**Work to be completed**
With the pictures omitted, write out the entries that follow exactly as they stand.

Entries with chart source code
________________

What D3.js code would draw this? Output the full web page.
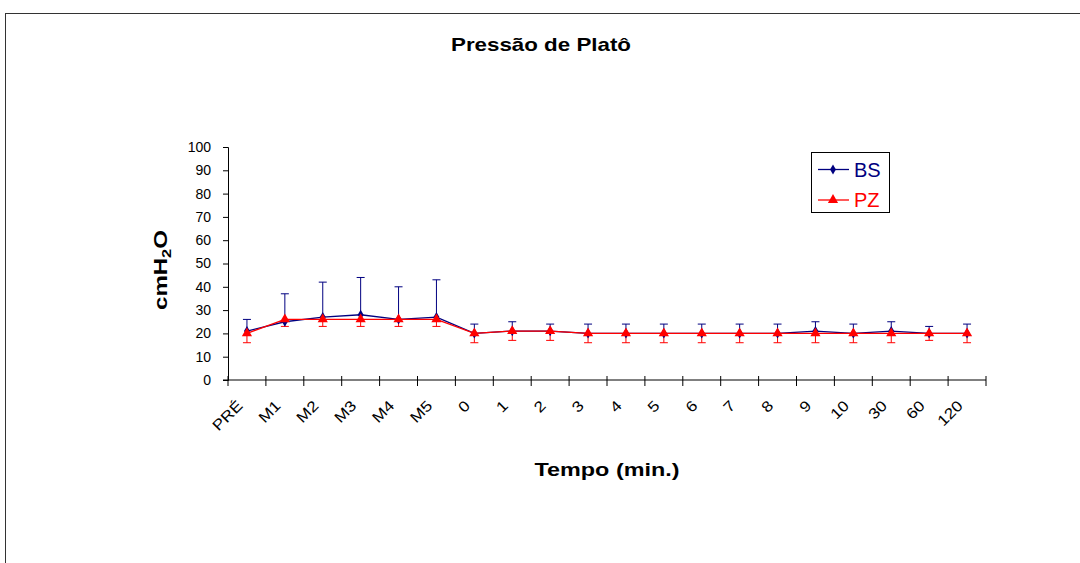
<!DOCTYPE html>
<html>
<head>
<meta charset="utf-8">
<script src="https://cdn.jsdelivr.net/npm/d3@7"></script>
<style>
  body { margin: 0; background: #fff; }
  text { font-family: "Liberation Sans", Arial, sans-serif; }
</style>
</head>
<body>
<div id="wrapper"></div>
<script>
// Data
const categories = ["PRÉ", "M1", "M2", "M3", "M4", "M5", "0", "1", "2", "3", "4", "5", "6", "7", "8", "9", "10", "30", "60", "120"]
const bsMean  = [21, 25, 27, 28, 26, 27, 20, 21, 21, 20, 20, 20, 20, 20, 20, 21, 20, 21, 20, 20]
const bsUpper = [26, 37, 42, 44, 40, 43, 24, 25, 24, 24, 24, 24, 24, 24, 24, 25, 24, 25, 23, 24]
const pzMean  = [20, 26, 26, 26, 26, 26, 20, 21, 21, 20, 20, 20, 20, 20, 20, 20, 20, 20, 20, 20]
const pzLower = [16, 23, 23, 23, 23, 23, 16, 17, 17, 16, 16, 16, 16, 16, 16, 16, 16, 16, 17, 16]
const yTicks = d3.range(0, 101, 10)

function drawChart() {
  let dimensions = {
    width: 1080,
    height: 563,
    margin: { top: 147, right: 94, bottom: 183, left: 228 }
  }
  dimensions.boundedWidth = dimensions.width - dimensions.margin.left - dimensions.margin.right
  dimensions.boundedHeight = dimensions.height - dimensions.margin.top - dimensions.margin.bottom

  const svg = d3.select("#wrapper").append("svg")
    .attr("width", dimensions.width)
    .attr("height", dimensions.height)

  // outer frame (runs off the right and bottom)
  svg.append("rect")
    .attr("x", 5.5).attr("y", 13.5)
    .attr("width", 1100).attr("height", 600)
    .attr("fill", "none").attr("stroke", "#333").attr("stroke-width", 1)

  svg.append("text")
    .attr("x", 541).attr("y", 51)
    .attr("text-anchor", "middle")
    .attr("font-size", 19).attr("font-weight", "bold")
    .attr("textLength", 180).attr("lengthAdjust", "spacingAndGlyphs")
    .text("Pressão de Platô")

  const bounds = svg.append("g")
    .attr("transform", `translate(${dimensions.margin.left}, ${dimensions.margin.top})`)

  const xScale = d3.scaleBand()
    .domain(categories)
    .range([0, dimensions.boundedWidth])

  const yScale = d3.scaleLinear()
    .domain([0, 100])
    .range([dimensions.boundedHeight, 0])

  const cx = d => xScale(d) + xScale.bandwidth() / 2

  // y axis
  const yAxis = bounds.append("g")
    .call(d3.axisLeft(yScale).tickValues(yTicks).tickSize(5).tickPadding(12))
  yAxis.select(".domain").attr("stroke", "#000")
  yAxis.selectAll("text").attr("font-size", 14).attr("fill", "#000")
    .attr("font-family", "Liberation Sans, Arial, sans-serif")

  // x axis with crossing ticks
  const xAxis = bounds.append("g")
    .attr("transform", `translate(0, ${dimensions.boundedHeight})`)
  xAxis.append("line")
    .attr("x1", -5).attr("x2", dimensions.boundedWidth)
    .attr("stroke", "#000")
  xAxis.selectAll(".xtick")
    .data(d3.range(categories.length + 1))
    .join("line")
    .attr("class", "xtick")
    .attr("x1", i => i * xScale.step()).attr("x2", i => i * xScale.step())
    .attr("y1", -4).attr("y2", 6)
    .attr("stroke", "#000")
  xAxis.selectAll(".xlabel")
    .data(categories)
    .join("text")
    .attr("class", "xlabel")
    .attr("transform", d => `translate(${cx(d) - 7}, 23) rotate(-45) scale(1.15, 1)`)
    .attr("text-anchor", "end")
    .attr("dy", "0.35em")
    .attr("font-size", 15)
    .text(d => d)

  // axis titles
  svg.append("text")
    .attr("transform", "translate(167, 270) rotate(-90)")
    .attr("text-anchor", "middle")
    .attr("font-size", 19).attr("font-weight", "bold")
    .attr("textLength", 80).attr("lengthAdjust", "spacingAndGlyphs")
    .call(t => {
      t.append("tspan").text("cmH")
      t.append("tspan").attr("font-size", 13).attr("dy", 4).text("2")
      t.append("tspan").attr("dy", -4).text("O")
    })

  svg.append("text")
    .attr("x", 607).attr("y", 476)
    .attr("text-anchor", "middle")
    .attr("font-size", 19).attr("font-weight", "bold")
    .attr("textLength", 145).attr("lengthAdjust", "spacingAndGlyphs")
    .text("Tempo (min.)")

  const bsColor = "#000080"
  const pzColor = "#ff0000"
  const cap = 4

  // BS error bars (upper)
  const bsErr = bounds.append("g").attr("stroke", bsColor).attr("stroke-width", 1)
  categories.forEach((c, i) => {
    bsErr.append("line").attr("x1", cx(c)).attr("x2", cx(c))
      .attr("y1", yScale(bsMean[i])).attr("y2", yScale(bsUpper[i]))
    bsErr.append("line").attr("x1", cx(c) - cap).attr("x2", cx(c) + cap)
      .attr("y1", yScale(bsUpper[i])).attr("y2", yScale(bsUpper[i]))
  })

  // PZ error bars (lower)
  const pzErr = bounds.append("g").attr("stroke", pzColor).attr("stroke-width", 1)
  categories.forEach((c, i) => {
    pzErr.append("line").attr("x1", cx(c)).attr("x2", cx(c))
      .attr("y1", yScale(pzMean[i])).attr("y2", yScale(pzLower[i]))
    pzErr.append("line").attr("x1", cx(c) - cap).attr("x2", cx(c) + cap)
      .attr("y1", yScale(pzLower[i])).attr("y2", yScale(pzLower[i]))
  })

  const line = d3.line().x((d, i) => cx(categories[i])).y(d => yScale(d))

  bounds.append("path").datum(bsMean)
    .attr("d", line).attr("fill", "none").attr("stroke", bsColor).attr("stroke-width", 1.3)
  bounds.selectAll(".bs-pt").data(bsMean).join("path")
    .attr("class", "bs-pt")
    .attr("transform", (d, i) => `translate(${cx(categories[i])}, ${yScale(d)})`)
    .attr("d", d3.symbol(d3.symbolDiamond, 30))
    .attr("fill", bsColor)

  bounds.append("path").datum(pzMean)
    .attr("d", line).attr("fill", "none").attr("stroke", pzColor).attr("stroke-width", 1.3)
  bounds.selectAll(".pz-pt").data(pzMean).join("path")
    .attr("class", "pz-pt")
    .attr("transform", (d, i) => `translate(${cx(categories[i])}, ${yScale(d)})`)
    .attr("d", d3.symbol(d3.symbolTriangle, 45))
    .attr("fill", pzColor)

  // legend
  const legend = svg.append("g")
  legend.append("rect")
    .attr("x", 811.5).attr("y", 152.5).attr("width", 78).attr("height", 60)
    .attr("fill", "#fff").attr("stroke", "#000")
  const items = [
    { name: "BS", color: bsColor, sym: d3.symbolDiamond, size: 30, y: 169.5 },
    { name: "PZ", color: pzColor, sym: d3.symbolTriangle, size: 45, y: 200 }
  ]
  items.forEach(it => {
    legend.append("line").attr("x1", 818).attr("x2", 849)
      .attr("y1", it.y).attr("y2", it.y).attr("stroke", it.color).attr("stroke-width", 1.3)
    legend.append("path").attr("transform", `translate(833, ${it.y})`)
      .attr("d", d3.symbol(it.sym, it.size)).attr("fill", it.color)
    legend.append("text").attr("x", 854).attr("y", it.y + 7)
      .attr("font-size", 20).attr("fill", it.color).text(it.name)
  })
}
drawChart()
</script>
</body>
</html>
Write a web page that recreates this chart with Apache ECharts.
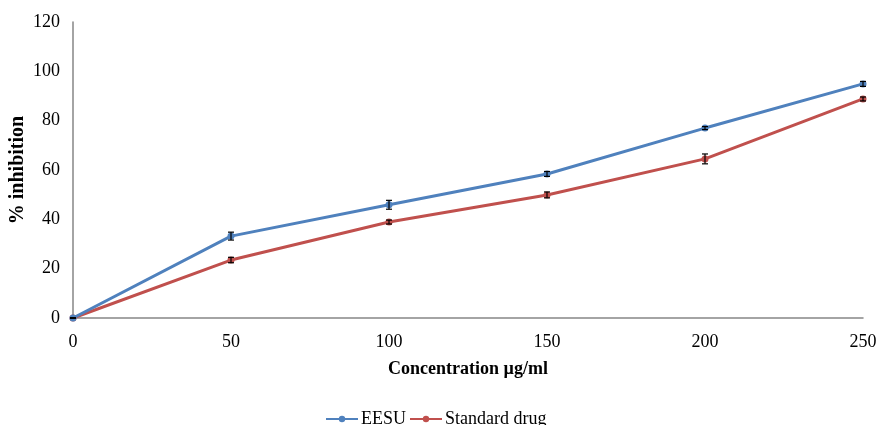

________________

**Written solution**
What D3.js code would draw this? Output the full web page.
<!DOCTYPE html>
<html>
<head>
<meta charset="utf-8">
<script src="https://cdn.jsdelivr.net/npm/d3@7"></script>
<style>
  body { margin: 0; background: #fff; }
  text { font-family: "Liberation Sans", Arial, sans-serif; }
</style>
</head>
<body>
<div id="wrapper"></div>
<script>
// Data
const categories = ["PRÉ", "M1", "M2", "M3", "M4", "M5", "0", "1", "2", "3", "4", "5", "6", "7", "8", "9", "10", "30", "60", "120"]
const bsMean  = [21, 25, 27, 28, 26, 27, 20, 21, 21, 20, 20, 20, 20, 20, 20, 21, 20, 21, 20, 20]
const bsUpper = [26, 37, 42, 44, 40, 43, 24, 25, 24, 24, 24, 24, 24, 24, 24, 25, 24, 25, 23, 24]
const pzMean  = [20, 26, 26, 26, 26, 26, 20, 21, 21, 20, 20, 20, 20, 20, 20, 20, 20, 20, 20, 20]
const pzLower = [16, 23, 23, 23, 23, 23, 16, 17, 17, 16, 16, 16, 16, 16, 16, 16, 16, 16, 17, 16]
const yTicks = d3.range(0, 101, 10)

function drawChart() {
  let dimensions = {
    width: 1080,
    height: 563,
    margin: { top: 147, right: 94, bottom: 183, left: 228 }
  }
  dimensions.boundedWidth = dimensions.width - dimensions.margin.left - dimensions.margin.right
  dimensions.boundedHeight = dimensions.height - dimensions.margin.top - dimensions.margin.bottom

  const svg = d3.select("#wrapper").append("svg")
    .attr("width", dimensions.width)
    .attr("height", dimensions.height)

  // outer frame (runs off the right and bottom)
  svg.append("rect")
    .attr("x", 5.5).attr("y", 13.5)
    .attr("width", 1100).attr("height", 600)
    .attr("fill", "none").attr("stroke", "#333").attr("stroke-width", 1)

  svg.append("text")
    .attr("x", 541).attr("y", 51)
    .attr("text-anchor", "middle")
    .attr("font-size", 19).attr("font-weight", "bold")
    .attr("textLength", 180).attr("lengthAdjust", "spacingAndGlyphs")
    .text("Pressão de Platô")

  const bounds = svg.append("g")
    .attr("transform", `translate(${dimensions.margin.left}, ${dimensions.margin.top})`)

  const xScale = d3.scaleBand()
    .domain(categories)
    .range([0, dimensions.boundedWidth])

  const yScale = d3.scaleLinear()
    .domain([0, 100])
    .range([dimensions.boundedHeight, 0])

  const cx = d => xScale(d) + xScale.bandwidth() / 2

  // y axis
  const yAxis = bounds.append("g")
    .call(d3.axisLeft(yScale).tickValues(yTicks).tickSize(5).tickPadding(12))
  yAxis.select(".domain").attr("stroke", "#000")
  yAxis.selectAll("text").attr("font-size", 14).attr("fill", "#000")
    .attr("font-family", "Liberation Sans, Arial, sans-serif")

  // x axis with crossing ticks
  const xAxis = bounds.append("g")
    .attr("transform", `translate(0, ${dimensions.boundedHeight})`)
  xAxis.append("line")
    .attr("x1", -5).attr("x2", dimensions.boundedWidth)
    .attr("stroke", "#000")
  xAxis.selectAll(".xtick")
    .data(d3.range(categories.length + 1))
    .join("line")
    .attr("class", "xtick")
    .attr("x1", i => i * xScale.step()).attr("x2", i => i * xScale.step())
    .attr("y1", -4).attr("y2", 6)
    .attr("stroke", "#000")
  xAxis.selectAll(".xlabel")
    .data(categories)
    .join("text")
    .attr("class", "xlabel")
    .attr("transform", d => `translate(${cx(d) - 7}, 23) rotate(-45) scale(1.15, 1)`)
    .attr("text-anchor", "end")
    .attr("dy", "0.35em")
    .attr("font-size", 15)
    .text(d => d)

  // axis titles
  svg.append("text")
    .attr("transform", "translate(167, 270) rotate(-90)")
    .attr("text-anchor", "middle")
    .attr("font-size", 19).attr("font-weight", "bold")
    .attr("textLength", 80).attr("lengthAdjust", "spacingAndGlyphs")
    .call(t => {
      t.append("tspan").text("cmH")
      t.append("tspan").attr("font-size", 13).attr("dy", 4).text("2")
      t.append("tspan").attr("dy", -4).text("O")
    })

  svg.append("text")
    .attr("x", 607).attr("y", 476)
    .attr("text-anchor", "middle")
    .attr("font-size", 19).attr("font-weight", "bold")
    .attr("textLength", 145).attr("lengthAdjust", "spacingAndGlyphs")
    .text("Tempo (min.)")

  const bsColor = "#000080"
  const pzColor = "#ff0000"
  const cap = 4

  // BS error bars (upper)
  const bsErr = bounds.append("g").attr("stroke", bsColor).attr("stroke-width", 1)
  categories.forEach((c, i) => {
    bsErr.append("line").attr("x1", cx(c)).attr("x2", cx(c))
      .attr("y1", yScale(bsMean[i])).attr("y2", yScale(bsUpper[i]))
    bsErr.append("line").attr("x1", cx(c) - cap).attr("x2", cx(c) + cap)
      .attr("y1", yScale(bsUpper[i])).attr("y2", yScale(bsUpper[i]))
  })

  // PZ error bars (lower)
  const pzErr = bounds.append("g").attr("stroke", pzColor).attr("stroke-width", 1)
  categories.forEach((c, i) => {
    pzErr.append("line").attr("x1", cx(c)).attr("x2", cx(c))
      .attr("y1", yScale(pzMean[i])).attr("y2", yScale(pzLower[i]))
    pzErr.append("line").attr("x1", cx(c) - cap).attr("x2", cx(c) + cap)
      .attr("y1", yScale(pzLower[i])).attr("y2", yScale(pzLower[i]))
  })

  const line = d3.line().x((d, i) => cx(categories[i])).y(d => yScale(d))

  bounds.append("path").datum(bsMean)
    .attr("d", line).attr("fill", "none").attr("stroke", bsColor).attr("stroke-width", 1.3)
  bounds.selectAll(".bs-pt").data(bsMean).join("path")
    .attr("class", "bs-pt")
    .attr("transform", (d, i) => `translate(${cx(categories[i])}, ${yScale(d)})`)
    .attr("d", d3.symbol(d3.symbolDiamond, 30))
    .attr("fill", bsColor)

  bounds.append("path").datum(pzMean)
    .attr("d", line).attr("fill", "none").attr("stroke", pzColor).attr("stroke-width", 1.3)
  bounds.selectAll(".pz-pt").data(pzMean).join("path")
    .attr("class", "pz-pt")
    .attr("transform", (d, i) => `translate(${cx(categories[i])}, ${yScale(d)})`)
    .attr("d", d3.symbol(d3.symbolTriangle, 45))
    .attr("fill", pzColor)

  // legend
  const legend = svg.append("g")
  legend.append("rect")
    .attr("x", 811.5).attr("y", 152.5).attr("width", 78).attr("height", 60)
    .attr("fill", "#fff").attr("stroke", "#000")
  const items = [
    { name: "BS", color: bsColor, sym: d3.symbolDiamond, size: 30, y: 169.5 },
    { name: "PZ", color: pzColor, sym: d3.symbolTriangle, size: 45, y: 200 }
  ]
  items.forEach(it => {
    legend.append("line").attr("x1", 818).attr("x2", 849)
      .attr("y1", it.y).attr("y2", it.y).attr("stroke", it.color).attr("stroke-width", 1.3)
    legend.append("path").attr("transform", `translate(833, ${it.y})`)
      .attr("d", d3.symbol(it.sym, it.size)).attr("fill", it.color)
    legend.append("text").attr("x", 854).attr("y", it.y + 7)
      .attr("font-size", 20).attr("fill", it.color).text(it.name)
  })
}
drawChart()
</script>
</body>
</html>
Write a web page that recreates this chart with Apache ECharts.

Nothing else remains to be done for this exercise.